RDF integration in Talia
It turns out that most "semantic" digital libraries use some form of RDF triplet store for relations between objects: Some (e.g. Bricks and JeromeDL) directly incorporate the RDF. Fedora, on the other hand stores RDF triplets with each object, and combines those in an "additional" triplet store. In Fedora there is also some experience with the performance and behaviour of different RDF storage solutions.
From a conceptual point of view, Talia relations describe triplets anyway, giving an easy mapping.
It also appears that Talia needs to be "RDF-aware" to some extent. There are different paths we could take:
Original approach: "Talia native store"
This approach would continue to use the original model (TaliaSource and TaliaRelation), and try to map this to RDF. This could work like this
- Creating RDF triplets: Trivial, just give the relation "triplet". We could also easily create a "virtual" URL for the relation types to be referenced in RDF triplets.
- Creating an ontology description: This shouldn't be very hard either. The "description" of the types could be exported as an ontology.
- Consuming RDF (if neccessary): This would require some work, however it should be possible. However, only data that complies with the library description can be exported.
- Importing ontologies (if neccessary): This would be somewhat difficult, since a mapping from the ontology description (e.g. OWL) to the internal format would have to be found.
- Reasoning: The amount of "reasoning" needed would be limited. However, everything needs to be built from scratch
Pros
- Full control over the storage
- SQL backends are very mature
- All parts can be tweaked
- "Description language" can be tailored to our needs
- No additional complexity is added
Cons
- Others report that the approach does not scale as well as a "proper" RDF store
- No sematic features for "free"
- Standard compliance requires additional work, if want to add functionality, that may be an issue
Alternative: Use RDF triplet store in the backend
In this approach we would rather use an existing RDF store as the backend to store the relations. Instead of our own syntax, we would access the data with ActiveRDF.
- ActiveRDF provides the syntax for describing the contents
- Ontologies would be described using RDFS and not OWL, as one of the requirement is to have support for ordered lists, not available in OWL.
Pros
- Standard compliance is automatic
- No additional work to map to existing formats
- Evolvement of the standards are the job of the backend
- Interaction with the DBin solution would be easier
Cons
- Describing and accessing the data may be more complex
- [NOTE]: In really, accessing/modifing the data is not complex, especially using ActiveRDF.
- ActiveRDF is still somewhat experimental, and we may have to add functionality on our own.
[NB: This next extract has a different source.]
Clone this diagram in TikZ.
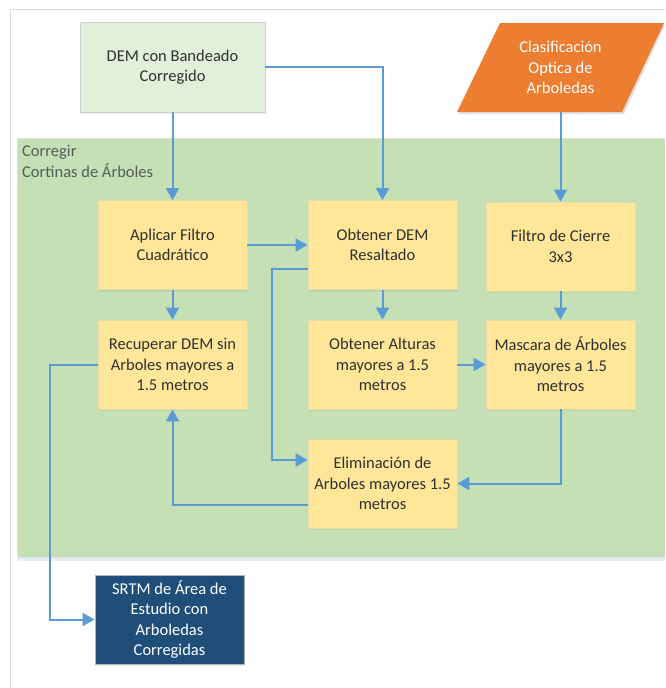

- [NOTE]: I think that actual features of ActiveRDF will be ok for what we will have to support/implement in Talia.
- ActiveRDF stores are known to be a bit slow
- [NOTE]: It depends on the usage (for this, see the ActiveRDF FAQ).
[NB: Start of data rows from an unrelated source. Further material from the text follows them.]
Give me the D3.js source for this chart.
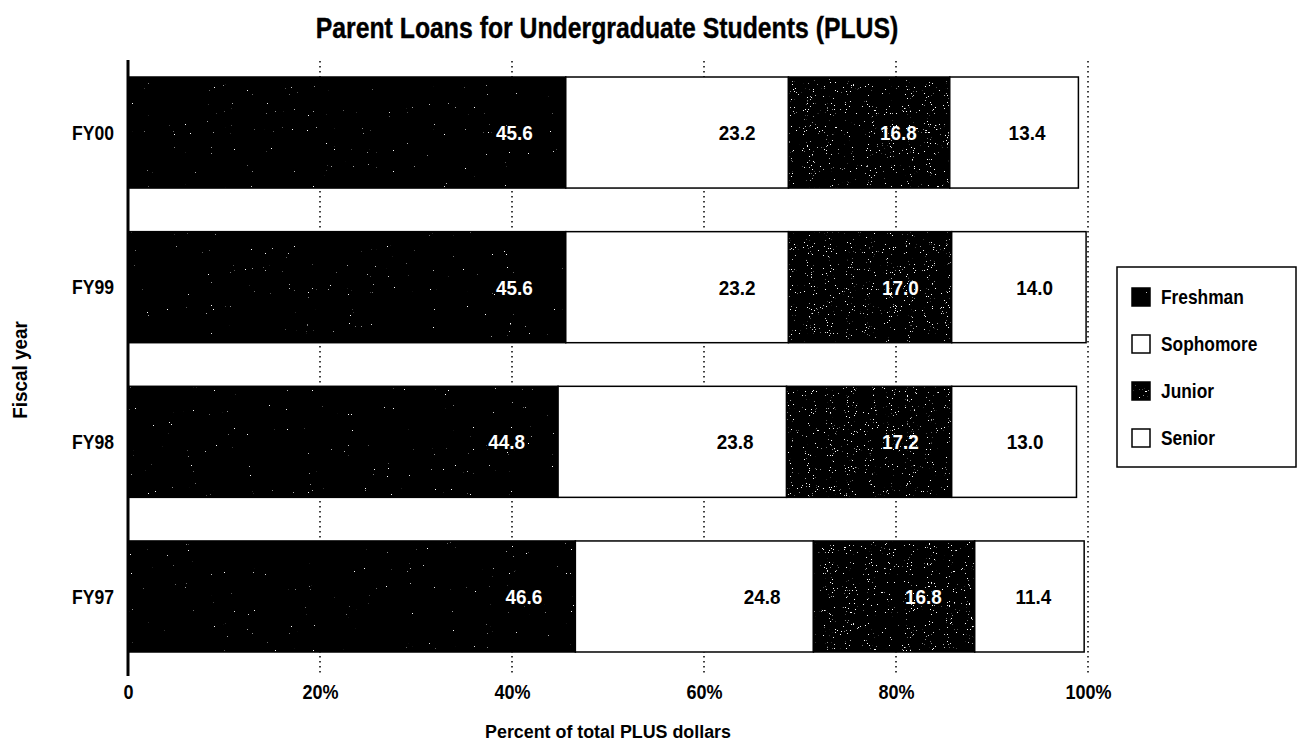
<!DOCTYPE html>
<html>
<head>
<meta charset="utf-8">
<script src="https://cdn.jsdelivr.net/npm/d3@7"></script>
<style>
  html, body { margin: 0; padding: 0; background: #fff; }
  svg { display: block; }
  text { font-family: "Liberation Sans", Arial, Helvetica, sans-serif; font-weight: bold; fill: #000; }
</style>
</head>
<body>
<script>
// Fiscal years, top to bottom
const years = ["FY00", "FY99", "FY98", "FY97"];
// Class levels, left to right within each bar
const levels = ["Freshman", "Sophomore", "Junior", "Senior"];
// Share of total PLUS dollars (%) for each class level, per fiscal year
const freshman  = [45.6, 45.6, 44.8, 46.6];
const sophomore = [23.2, 23.2, 23.8, 24.8];
const junior    = [16.8, 17.0, 17.2, 16.8];
const senior    = [13.4, 14.0, 13.0, 11.4];
// Axis tick values and labels
const tickValues = [0, 20, 40, 60, 80, 100];
const tickLabels = ["0", "20%", "40%", "60%", "80%", "100%"];

const W = 1302, H = 744;
const svg = d3.select("body").append("svg").attr("width", W).attr("height", H);

// Narrow the type horizontally around each text's anchor point
function condense(sel, sx) {
  sel.each(function () {
    const t = d3.select(this);
    const tx = +t.attr("x") || 0, ty = +t.attr("y") || 0;
    t.attr("x", 0).attr("y", 0).attr("transform", `translate(${tx},${ty}) scale(${sx},1)`);
  });
}

// Speckled black fills for the dark segments
const defs = svg.append("defs");
function speckleFilter(id, seed, freq, cut) {
  const f = defs.append("filter").attr("id", id)
    .attr("x", 0).attr("y", 0).attr("width", 1).attr("height", 1)
    .attr("filterUnits", "objectBoundingBox");
  f.append("feTurbulence").attr("type", "fractalNoise")
    .attr("baseFrequency", freq).attr("numOctaves", 2).attr("seed", seed).attr("result", "noise");
  // alpha rises steeply once the noise passes the cut level
  const k = 25;
  f.append("feColorMatrix").attr("in", "noise").attr("type", "matrix")
    .attr("values", `0 0 0 0 1  0 0 0 0 1  0 0 0 0 1  ${k} 0 0 0 ${-k * cut}`).attr("result", "dots");
  f.append("feComposite").attr("in", "dots").attr("in2", "SourceGraphic").attr("operator", "in");
}
speckleFilter("speckleLight", 4, 0.95, 0.80);
speckleFilter("speckleDense", 9, 0.95, 0.715);

const x = d3.scaleLinear().domain([0, 100]).range([128, 1088]);
const y = d3.scaleBand().domain(years).range([55.2, 673.8]).paddingInner(0.282).paddingOuter(0.141);

// Title
svg.append("text").attr("x", 607).attr("y", 38).attr("text-anchor", "middle")
  .style("font-size", "29px").style("stroke", "#000").style("stroke-width", 0.4)
  .text("Parent Loans for Undergraduate Students (PLUS)")
  .call(condense, 0.855);

// Dotted vertical gridlines
svg.append("g").selectAll("line").data(tickValues.slice(1)).join("line")
  .attr("x1", d => x(d)).attr("x2", d => x(d))
  .attr("y1", 61).attr("y2", 675)
  .attr("stroke", "#000").attr("stroke-width", 1.5).attr("stroke-dasharray", "1.5,3.5");

// Stacked bar segments
const series = [freshman, sophomore, junior, senior];
const dark = [true, false, true, false];
const rows = years.map((yr, i) => {
  let acc = 0;
  return levels.map((lv, j) => {
    const v = series[j][i];
    const seg = { year: yr, level: j, x0: acc, x1: acc + v, v };
    acc += v;
    return seg;
  });
}).flat();

const bars = svg.append("g");
bars.selectAll("rect.seg").data(rows).join("rect").attr("class", "seg")
  .attr("x", d => x(d.x0)).attr("y", d => y(d.year))
  .attr("width", d => x(d.x1) - x(d.x0)).attr("height", y.bandwidth())
  .attr("fill", d => dark[d.level] ? "#000" : "#fff")
  .attr("stroke", "#000").attr("stroke-width", 1.5);
bars.selectAll("rect.tex").data(rows.filter(d => dark[d.level])).join("rect").attr("class", "tex")
  .attr("x", d => x(d.x0) + 1).attr("y", d => y(d.year) + 1)
  .attr("width", d => x(d.x1) - x(d.x0) - 2).attr("height", y.bandwidth() - 2)
  .attr("fill", "#fff")
  .attr("filter", d => d.level === 0 ? "url(#speckleLight)" : "url(#speckleDense)");

// Value labels, right-aligned inside each segment
bars.selectAll("text").data(rows).join("text")
  .attr("x", d => x(d.x1) - 33).attr("y", d => y(d.year) + y.bandwidth() / 2 + 7.5)
  .attr("text-anchor", "end").style("font-size", "21px")
  .style("fill", d => dark[d.level] ? "#fff" : "#000")
  .text(d => d.v.toFixed(1))
  .call(condense, 0.9);

// Category axis
const yAxis = svg.append("g").attr("transform", "translate(128,0)")
  .call(d3.axisLeft(y).tickSize(0).tickPadding(14));
yAxis.select(".domain").remove();
yAxis.selectAll("text").style("font-size", "19.5px").attr("dy", "0.36em").call(condense, 0.9);
svg.append("line").attr("x1", 128).attr("x2", 128).attr("y1", 60).attr("y2", 676)
  .attr("stroke", "#000").attr("stroke-width", 3);

// Value axis labels
const xAxis = svg.append("g").attr("transform", "translate(0,677)")
  .call(d3.axisBottom(x).tickValues(tickValues).tickSize(0).tickPadding(7)
    .tickFormat((d, i) => tickLabels[i]));
xAxis.select(".domain").remove();
xAxis.selectAll("text").style("font-size", "20.5px").attr("dy", "0.71em").call(condense, 0.88);

// Axis titles
svg.append("text").attr("x", 608).attr("y", 738).attr("text-anchor", "middle")
  .style("font-size", "19px").text("Percent of total PLUS dollars").call(condense, 0.94);
svg.append("text").attr("x", 0).attr("y", 0).attr("text-anchor", "middle")
  .style("font-size", "19.5px").text("Fiscal year")
  .call(condense, 1.0)
  .attr("transform", "translate(27,370) rotate(-90) scale(0.97,1)");

// Legend
const lg = svg.append("g");
lg.append("rect").attr("x", 1117).attr("y", 267).attr("width", 179).attr("height", 200)
  .attr("fill", "#fff").attr("stroke", "#000").attr("stroke-width", 1.5);
const items = lg.selectAll("g.item").data(levels).join("g").attr("class", "item")
  .attr("transform", (d, i) => `translate(1132,${288 + i * 47})`);
items.append("rect").attr("width", 18).attr("height", 18)
  .attr("fill", (d, i) => dark[i] ? "#000" : "#fff").attr("stroke", "#000").attr("stroke-width", 1.5);
items.filter((d, i) => dark[i]).append("rect").attr("x", 1).attr("y", 1).attr("width", 16).attr("height", 16)
  .attr("fill", "#fff").attr("filter", (d, i) => i === 0 ? "url(#speckleLight)" : "url(#speckleDense)");
items.append("text").attr("x", 29).attr("y", 16).style("font-size", "19.5px").text(d => d)
  .call(condense, 0.89);
</script>
</body>
</html>
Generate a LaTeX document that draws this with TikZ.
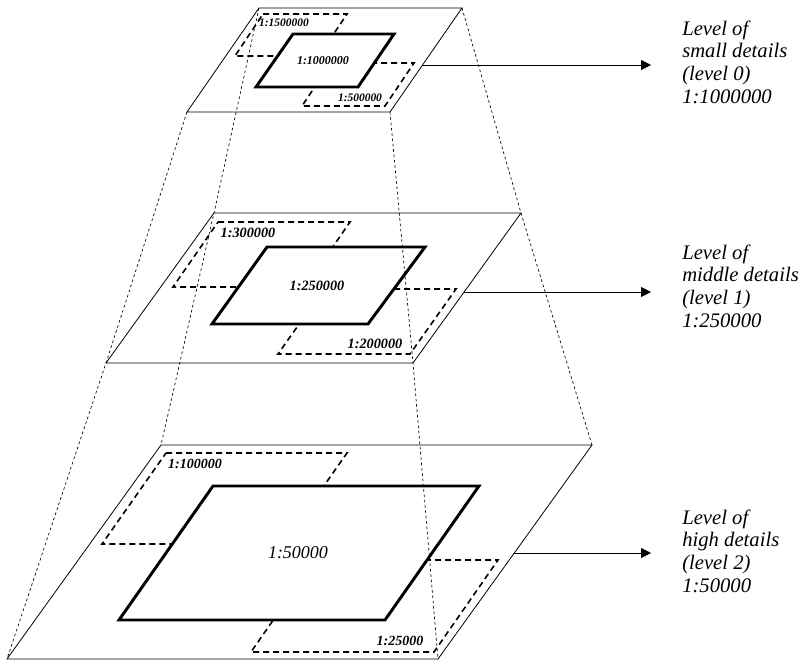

- RDF stores usually runs in a Tomcat/Java enviroment, which adds more complexity to the system and the setup.
- [NOTE]: It depends form which RDF triple-store it is uses.
- Direct APIs are currently in Java, and using them with Rails currently requires running the whole system in a JRuby environment.
- The system will only be as good as the backend store
External Ontologies
We should be able to work with external ontologies, even if not all functions of the description language are supported. First test: FOAF ontology?
Other triple stores
During the OS workshop, Sindre (WAB) talked me about Allegrograph, a (commercial) RDF triple store. It is possible to download a free version, probably limited, but perhaps it is worth a try.